Новость о том, что Владимир Уманец (он же Влодзимеж) «подписал» многомиллионное полотно Марко Ротко в галерее Tate Modern, облетела весь мир. Сейчас 26-летний поляк белорусского происхождения, бывший студент Академии изящных искусств в Познани, приехавший на заработки в Лондон, но оказавшийся без средств к существованию, находится в британской тюрьме. Ему грозит до 10 лет лишения свободы или огромный штраф.
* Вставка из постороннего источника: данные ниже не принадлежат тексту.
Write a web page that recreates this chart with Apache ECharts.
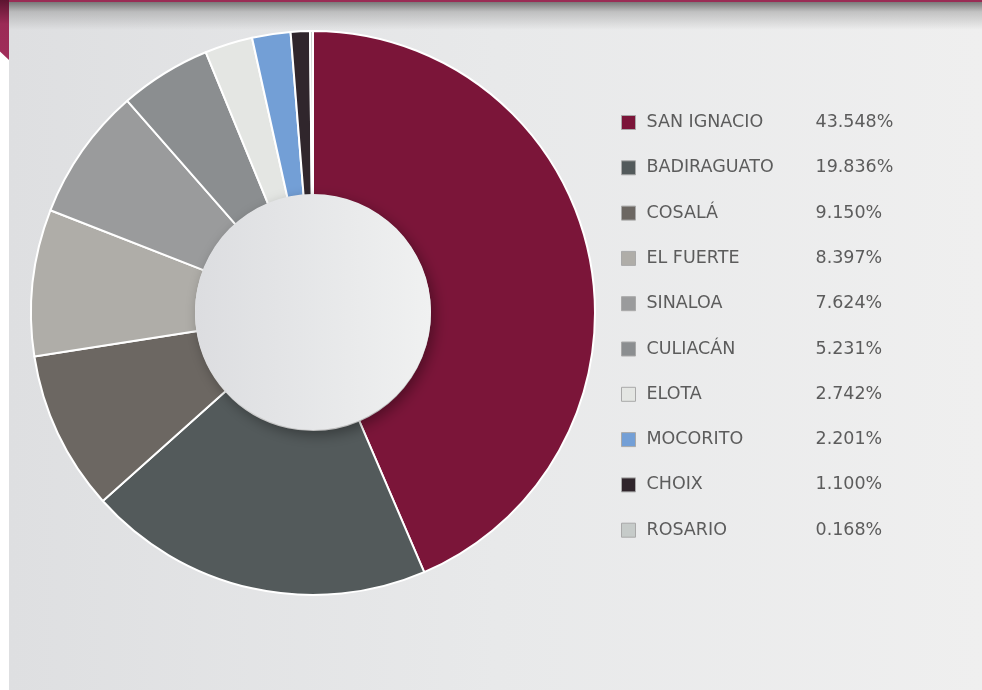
<!DOCTYPE html>
<html>
<head>
<meta charset="utf-8">
<script src="https://cdn.jsdelivr.net/npm/echarts@6/dist/echarts.min.js"></script>
<style>
html,body{margin:0;padding:0;width:982px;height:690px;background:#fff;overflow:hidden;}
#topbar{position:absolute;left:0;top:0;width:982px;height:2px;background:#9a2c55;}
#leftbar{position:absolute;left:0;top:0;width:9px;height:60px;background:linear-gradient(to bottom,#5c1430,#9b2b56 40%,#a02d5a);clip-path:polygon(0 0,100% 0,100% 100%,0 86%);}
#panel{position:absolute;left:9px;top:2px;width:973px;height:688px;background:linear-gradient(to right,#dedfe1,#e8e9ea 50%,#efefef);}
#shade{position:absolute;left:9px;top:2px;width:973px;height:28px;background:linear-gradient(to bottom,rgba(110,110,110,0.9),rgba(150,150,150,0.5) 35%,rgba(230,230,230,0));}
#chart{position:absolute;left:0;top:0;width:982px;height:690px;}
</style>
</head>
<body>
<div id="panel"></div>
<div id="shade"></div>
<div id="topbar"></div>
<div id="leftbar"></div>
<div id="chart"></div>
<script>
const categories = ['SAN IGNACIO','BADIRAGUATO','COSALÁ','EL FUERTE','SINALOA','CULIACÁN','ELOTA','MOCORITO','CHOIX','ROSARIO'];
const values = [43.548,19.836,9.150,8.397,7.624,5.231,2.742,2.201,1.100,0.168];
const colors = ['#7b1539','#535a5b','#6c6762','#afada8','#9a9b9c','#8b8e90','#e4e6e3','#739fd6','#30262c','#c6cbc9'];

const chart = echarts.init(document.getElementById('chart'));
const data = categories.map((c,i)=>({name:c,value:values[i],itemStyle:{color:colors[i]}}));
chart.setOption({
  backgroundColor:'transparent',
  animation:false,
  legend:{
    orient:'vertical',
    left:616, top:108.5,
    icon:'rect',
    itemWidth:14, itemHeight:14,
    itemGap:27.3,
    itemStyle:{borderColor:'#a9a9a9',borderWidth:1},
    data:categories,
    formatter:function(name){
      const i = categories.indexOf(name);
      return '{a|'+name+'}{b|'+values[i].toFixed(3)+'%}';
    },
    textStyle:{
      rich:{
        a:{fontFamily:'DejaVu Sans',fontSize:17.5,color:'#5c5c5c',width:169,padding:[0,0,0,6],lineHeight:14},
        b:{fontFamily:'DejaVu Sans',fontSize:17.5,color:'#5c5c5c',lineHeight:14}
      }
    }
  },
  series:[
    {
      type:'pie',
      center:[313,313],
      radius:[117,282],
      startAngle:90,
      clockwise:true,
      label:{show:false},
      labelLine:{show:false},
      silent:true,
      itemStyle:{borderColor:'#ffffff',borderWidth:2},
      data:data
    },
    {
      type:'pie',
      center:[313,312],
      radius:[0,118],
      silent:true,
      label:{show:false},
      labelLine:{show:false},
      legendHoverLink:false,
      itemStyle:{
        color:new echarts.graphic.LinearGradient(0,0,1,0,[{offset:0,color:'#dcdde0'},{offset:1,color:'#f0f1f1'}]),
        shadowBlur:14, shadowOffsetX:4, shadowOffsetY:5, shadowColor:'rgba(0,0,0,0.35)'
      },
      data:[{name:'_hole',value:1}]
    }
  ]
});
</script>
</body>
</html>
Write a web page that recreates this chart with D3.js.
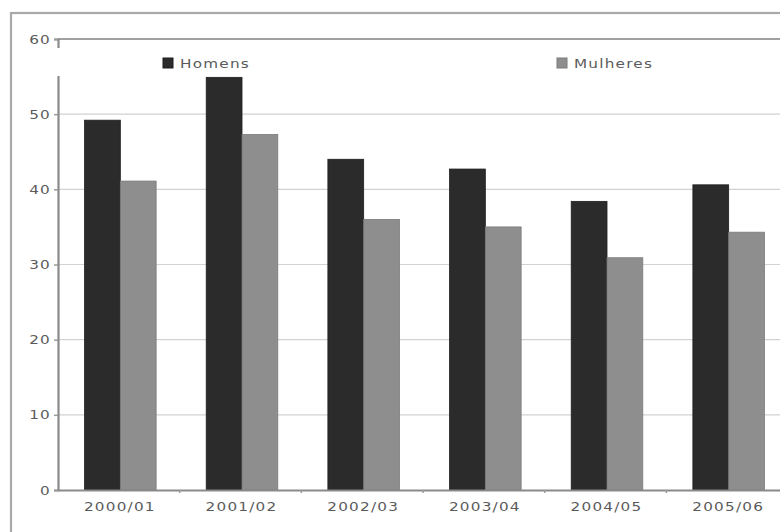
<!DOCTYPE html>
<html>
<head>
<meta charset="utf-8">
<script src="https://cdn.jsdelivr.net/npm/d3@7"></script>
<style>
  html, body { margin: 0; padding: 0; background: #fff; }
  svg { display: block; }
  text { font-family: "DejaVu Sans", sans-serif; fill: #5a5a5a; }
</style>
</head>
<body>
<svg id="chart" width="780" height="532"></svg>
<script>
// Academic years and the two series (percent)
const categories = ["2000/01", "2001/02", "2002/03", "2003/04", "2004/05", "2005/06"];
const seriesNames = ["Homens", "Mulheres"];
const homens = [49.2, 54.9, 44.0, 42.7, 38.4, 40.6];
const mulheres = [41.1, 47.3, 36.0, 35.0, 30.9, 34.3];
const yTicks = [0, 10, 20, 30, 40, 50, 60];

const colors = { Homens: "#2b2b2b", Mulheres: "#8e8e8e" };
const strokes = { Homens: "#1e1e1e", Mulheres: "#7a7a7a" };

// wide lettering: glyphs stretched horizontally
const stretch = 1.22;
const labelFont = { size: "12.5px", spacing: "1px", fill: "#606060" };

const svg = d3.select("#chart");
const plotLeft = 58, plotTop = 39, plotBottom = 490, plotRight = 788;

const y = d3.scaleLinear().domain([0, 60]).range([plotBottom, plotTop]);
const x = d3.scaleBand().domain(categories).range([plotLeft, plotRight]).paddingInner(0).paddingOuter(0);
const x1 = d3.scaleBand().domain(seriesNames).range([0, x.bandwidth()]).paddingInner(0).paddingOuter(0.7).align(0.53);

function styleLabel(sel) {
  sel.style("font-family", "'DejaVu Sans', sans-serif")
    .style("font-size", labelFont.size)
    .style("letter-spacing", labelFont.spacing)
    .attr("fill", labelFont.fill);
}

// outer frame
svg.append("rect")
  .attr("x", 11).attr("y", 13).attr("width", 800).attr("height", 560)
  .attr("fill", "none").attr("stroke", "#a9a9a9").attr("stroke-width", 2.2);

// horizontal gridlines
svg.append("g").selectAll("line")
  .data(yTicks.filter(d => d > 0))
  .join("line")
  .attr("x1", plotLeft).attr("x2", 790)
  .attr("y1", d => y(d)).attr("y2", d => y(d))
  .attr("stroke", d => d === 60 ? "#a0a0a0" : "#d2d2d2")
  .attr("stroke-width", d => d === 60 ? 2.2 : 1.2);

// y axis
const yAxis = svg.append("g")
  .attr("transform", `translate(${plotLeft},0)`)
  .call(d3.axisLeft(y).tickValues(yTicks).tickSize(4).tickPadding(5));
yAxis.select(".domain").attr("stroke", "#8a8a8a").attr("stroke-width", 2.2);
yAxis.selectAll(".tick line").attr("stroke", "#9a9a9a").attr("stroke-width", 1.5);
yAxis.selectAll(".tick text")
  .call(styleLabel)
  .attr("x", 0)
  .attr("transform", `translate(-7,0) scale(${stretch},1)`);

// legend band (white backing interrupts the axis line)
const legend = svg.append("g");
legend.append("rect")
  .attr("x", plotLeft - 4).attr("y", 48).attr("width", 700).attr("height", 28)
  .attr("fill", "#fff");
const legendItems = [
  { name: "Homens", x: 163 },
  { name: "Mulheres", x: 557 }
];
legendItems.forEach(it => {
  legend.append("rect")
    .attr("x", it.x).attr("y", 58).attr("width", 10).attr("height", 10)
    .attr("fill", colors[it.name]).attr("stroke", strokes[it.name]).attr("stroke-width", 1);
  legend.append("text")
    .attr("transform", `translate(${it.x + 17},68) scale(${stretch},1)`)
    .call(styleLabel)
    .text(it.name);
});

// bars
const rows = categories.map((c, i) => ({ cat: c, Homens: homens[i], Mulheres: mulheres[i] }));
svg.append("g").selectAll("g")
  .data(rows)
  .join("g")
  .attr("transform", d => `translate(${x(d.cat)},0)`)
  .selectAll("rect")
  .data(d => seriesNames.map(s => ({ s, v: d[s] })))
  .join("rect")
  .attr("x", d => x1(d.s))
  .attr("width", x1.bandwidth())
  .attr("y", d => y(d.v))
  .attr("height", d => y(0) - y(d.v))
  .attr("fill", d => colors[d.s])
  .attr("stroke", d => strokes[d.s])
  .attr("stroke-width", 0.8);

// x axis
const xAxis = svg.append("g")
  .attr("transform", `translate(0,${plotBottom})`)
  .call(d3.axisBottom(x).tickSize(0).tickPadding(12));
xAxis.select(".domain").attr("stroke", "#8a8a8a").attr("stroke-width", 2.2);
xAxis.selectAll(".tick text")
  .call(styleLabel)
  .attr("transform", `translate(1,0) scale(${stretch},1)`);

// small marks at category boundaries
svg.append("g").selectAll("line")
  .data(categories.slice(1))
  .join("line")
  .attr("x1", d => x(d)).attr("x2", d => x(d))
  .attr("y1", plotBottom).attr("y2", plotBottom + 3)
  .attr("stroke", "#9a9a9a").attr("stroke-width", 1.5);
</script>
</body>
</html>
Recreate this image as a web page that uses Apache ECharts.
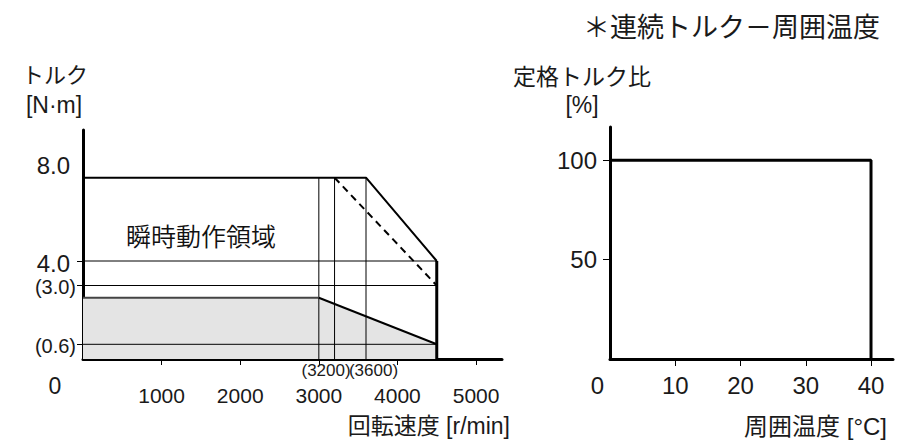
<!DOCTYPE html>
<html>
<head>
<meta charset="utf-8">
<script src="https://cdn.jsdelivr.net/npm/echarts@6/dist/echarts.min.js"></script>
<style>
html,body{margin:0;padding:0;background:#fff;}
#c{width:910px;height:448px;}
</style>
</head>
<body>
<div id="c"></div>
<script>
// ---- data ----
const speedTicks = [1000, 2000, 3000, 4000, 5000];
const speedMarks = [3200, 3600];
const torqueTicks = [0.6, 3.0, 4.0];
const torqueLabels = [0.6, 3.0, 4.0, 8.0];
const refSpeeds = [3000, 3200, 3600];
const refTorques = [0.6, 3.0, 4.0];
const maxSpeed = 4500;
const instSpeed = [0, 3600, 4500];
const instTorque = [7.4, 7.4, 4.0];
const instDashSpeed = [3200, 4500];
const instDashTorque = [7.4, 3.0];
const contSpeed = [0, 3000, 4500];
const contTorque = [2.5, 2.5, 0.6];
const tempTicks = [10, 20, 30, 40];
const tempLabels = [0, 10, 20, 30, 40];
const ratioTicks = [50, 100];
const derateTemp = [0, 40, 40];
const derateRatio = [100, 100, 0];

const LAT = "'Liberation Sans', Arial, sans-serif";
const CJK = "'Liberation Sans', 'Noto Sans CJK JP', sans-serif";
const TXT = '#1a1a1a';

const zip = (xs, ys) => xs.map((x, i) => [x, ys[i]]);
const instTop = instTorque[0];
const boundaryTorque = instTorque[instTorque.length - 1];

function line(data, opts) {
  return Object.assign({
    type: 'line', xAxisIndex: 0, yAxisIndex: 0, data: data,
    symbol: 'none', silent: true, animation: false,
    lineStyle: { color: '#000', width: 1 }
  }, opts || {});
}

const series = [];
series.push(line(zip(contSpeed, contTorque), {
  lineStyle: { width: 0 }, areaStyle: { color: '#e4e4e4', opacity: 1 }, z: 1
}));
refTorques.forEach(t => series.push(line([[0, t], [maxSpeed, t]], { z: 2 })));
refSpeeds.forEach(s => series.push(line([[s, 0], [s, instTop]], { z: 2 })));
series.push(line(zip(contSpeed.slice(0, 2), contTorque.slice(0, 2)), { lineStyle: { color: '#444', width: 2 }, z: 3 }));
series.push(line(zip(contSpeed.slice(1), contTorque.slice(1)), { lineStyle: { color: '#000', width: 2 }, z: 3 }));
series.push(line(zip(instSpeed, instTorque), { lineStyle: { color: '#000', width: 2 }, z: 4 }));
series.push(line(zip(instDashSpeed, instDashTorque), { lineStyle: { color: '#000', width: 2, type: [7, 5] }, z: 4 }));
series.push(line([[maxSpeed, boundaryTorque], [maxSpeed, 0]], { lineStyle: { color: '#000', width: 3 }, z: 4 }));
series.push(line(zip(derateTemp, derateRatio), { xAxisIndex: 4, yAxisIndex: 1, lineStyle: { color: '#000', width: 3 }, z: 4 }));

const axisLineBlack = { show: true, onZero: false, lineStyle: { color: '#000', width: 3 } };

function labelAxis(values, margin, formatter, rich) {
  return {
    type: 'value', gridIndex: 0, min: 0, max: 5330, position: 'bottom',
    axisLine: { show: false }, axisTick: { show: false }, splitLine: { show: false },
    axisLabel: { customValues: values, margin: margin, color: TXT, hideOverlap: false, formatter: formatter, rich: rich }
  };
}

const option = {
  backgroundColor: '#fff',
  animation: false,
  grid: [
    { left: 83, top: 130, width: 419, height: 229, containLabel: false, outerBoundsMode: 'none' },
    { left: 610, top: 127, width: 283, height: 232, containLabel: false, outerBoundsMode: 'none' }
  ],
  xAxis: [
    {
      type: 'value', gridIndex: 0, min: 0, max: 5330, position: 'bottom',
      axisLine: axisLineBlack, splitLine: { show: false },
      axisTick: { show: true, customValues: speedTicks, length: 6, lineStyle: { color: '#000', width: 1 } },
      axisLabel: { customValues: speedTicks, margin: 26, fontFamily: LAT, fontSize: 21, color: TXT, hideOverlap: false, formatter: v => String(v) }
    },
    labelAxis([0], 3, v => '{o|' + v + '}', {
      o: { fontFamily: LAT, fontSize: 23, color: TXT, padding: [12, 56, 0, 0] }
    }),
    labelAxis([speedMarks[0]], 3, v => '{l|(' + v + ')}', {
      l: { fontFamily: LAT, fontSize: 17, color: TXT, padding: [0, 17, 0, 0] }
    }),
    labelAxis([speedMarks[1]], 3, v => '{r|(' + v + ')}', {
      r: { fontFamily: LAT, fontSize: 17, color: TXT, padding: [0, 0, 0, 15] }
    }),
    {
      type: 'value', gridIndex: 1, min: 0, max: 43.37, position: 'bottom',
      axisLine: axisLineBlack, splitLine: { show: false },
      axisTick: { show: true, customValues: tempTicks, length: 7, lineStyle: { color: '#000', width: 1 } },
      axisLabel: {
        customValues: tempLabels, margin: 14, color: TXT, hideOverlap: false,
        formatter: v => v === 0 ? '{o|0}' : '{n|' + v + '}',
        rich: {
          o: { fontFamily: LAT, fontSize: 24, color: TXT, padding: [0, 25, 0, 0] },
          n: { fontFamily: LAT, fontSize: 24, color: TXT }
        }
      }
    }
  ],
  yAxis: [
    {
      type: 'value', gridIndex: 0, min: 0, max: 9.347,
      axisLine: axisLineBlack, splitLine: { show: false },
      axisTick: { show: true, customValues: torqueTicks, length: 6, lineStyle: { color: '#000', width: 1 } },
      axisLabel: {
        customValues: torqueLabels, margin: 7, color: TXT, hideOverlap: false,
        formatter: v => v >= 4 ? '{b|' + v.toFixed(1) + '}' : '{s|(' + v.toFixed(1) + ')}',
        rich: {
          b: { fontFamily: LAT, fontSize: 24, color: TXT, padding: [4, 6, 0, 0] },
          s: { fontFamily: LAT, fontSize: 20, color: TXT, padding: [3, 0, 0, 0] }
        }
      }
    },
    {
      type: 'value', gridIndex: 1, min: 0, max: 116.8,
      axisLine: axisLineBlack, splitLine: { show: false },
      axisTick: { show: true, customValues: ratioTicks, length: 7, lineStyle: { color: '#000', width: 1 } },
      axisLabel: { customValues: ratioTicks, margin: 13, fontFamily: LAT, fontSize: 24, color: TXT, hideOverlap: false }
    }
  ],
  graphic: [
    { type: 'text', x: 880, y: 28, style: { text: '＊連続トルク－周囲温度', font: "27px " + CJK, fill: TXT, align: 'right', verticalAlign: 'middle' } },
    { type: 'text', x: 55, y: 75, style: { text: 'トルク', font: "22px " + CJK, fill: TXT, align: 'center', verticalAlign: 'middle' } },
    { type: 'text', x: 54, y: 105, style: { text: '[N·m]', font: "23px " + LAT, fill: TXT, align: 'center', verticalAlign: 'middle' } },
    { type: 'text', x: 582, y: 77, style: { text: '定格トルク比', font: "23px " + CJK, fill: TXT, align: 'center', verticalAlign: 'middle' } },
    { type: 'text', x: 582, y: 105, style: { text: '[%]', font: "23px " + LAT, fill: TXT, align: 'center', verticalAlign: 'middle' } },
    { type: 'text', x: 510, y: 426, style: { text: '回転速度 [r/min]', font: "23px " + CJK, fill: TXT, align: 'right', verticalAlign: 'middle' } },
    { type: 'text', x: 887, y: 426, style: { text: '周囲温度 [°C]', font: "24px " + CJK, fill: TXT, align: 'right', verticalAlign: 'middle' } },
    { type: 'text', x: 201, y: 237, style: { text: '瞬時動作領域', font: "350 25px " + CJK, fill: '#111', align: 'center', verticalAlign: 'middle' } },
    { type: 'text', x: 201, y: 325, style: { text: '連続動作領域', font: "350 25px " + CJK, fill: '#111', align: 'center', verticalAlign: 'middle' } }
  ],
  series: series
};

const chart = echarts.init(document.getElementById('c'), null, { renderer: 'svg' });
chart.setOption(option);
</script>
</body>
</html>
Однако Уманец наотрез отказывается признавать свои действия вандализмом, а порчу картины называет первым актом «желтизны» (Yellowism) — нового движения, которое не является искусством, а провозглашает рождение нового культурного пространства. «МК» удалось связаться со сподвижником Уманца Марцином ЛОДЫГОЙ.

«МК» связался со сподвижником Владимира Уманца, «подписавшего» картину в галерее Tate Modern
Марцин Лодыга (слева) и Владимир Уманец (справа).

— Сначала о насущном — как дела у Владимира?

— Я не знаю точно, где именно он содержится под стражей. Но думаю, он в порядке. Он арестован — он сам этого хотел. Сейчас я в Берлине и собираюсь к нему в Лондон. Насколько я знаю, результатов суда пока нет. Следующее слушание состоится 16 октября.

— Как давно вы знаете Владимира?

— Я познакомился с ним в 2005 году, семь лет назад. Дело в том, что мы вместе учились в Академии изящных искусств в Познани. Только он был на первом курсе, а я уже на последнем, я старше него. Именно там и тогда началась наша дружба.

— Концепция «Желтизны» была создана вами вместе, или это идея Владимира?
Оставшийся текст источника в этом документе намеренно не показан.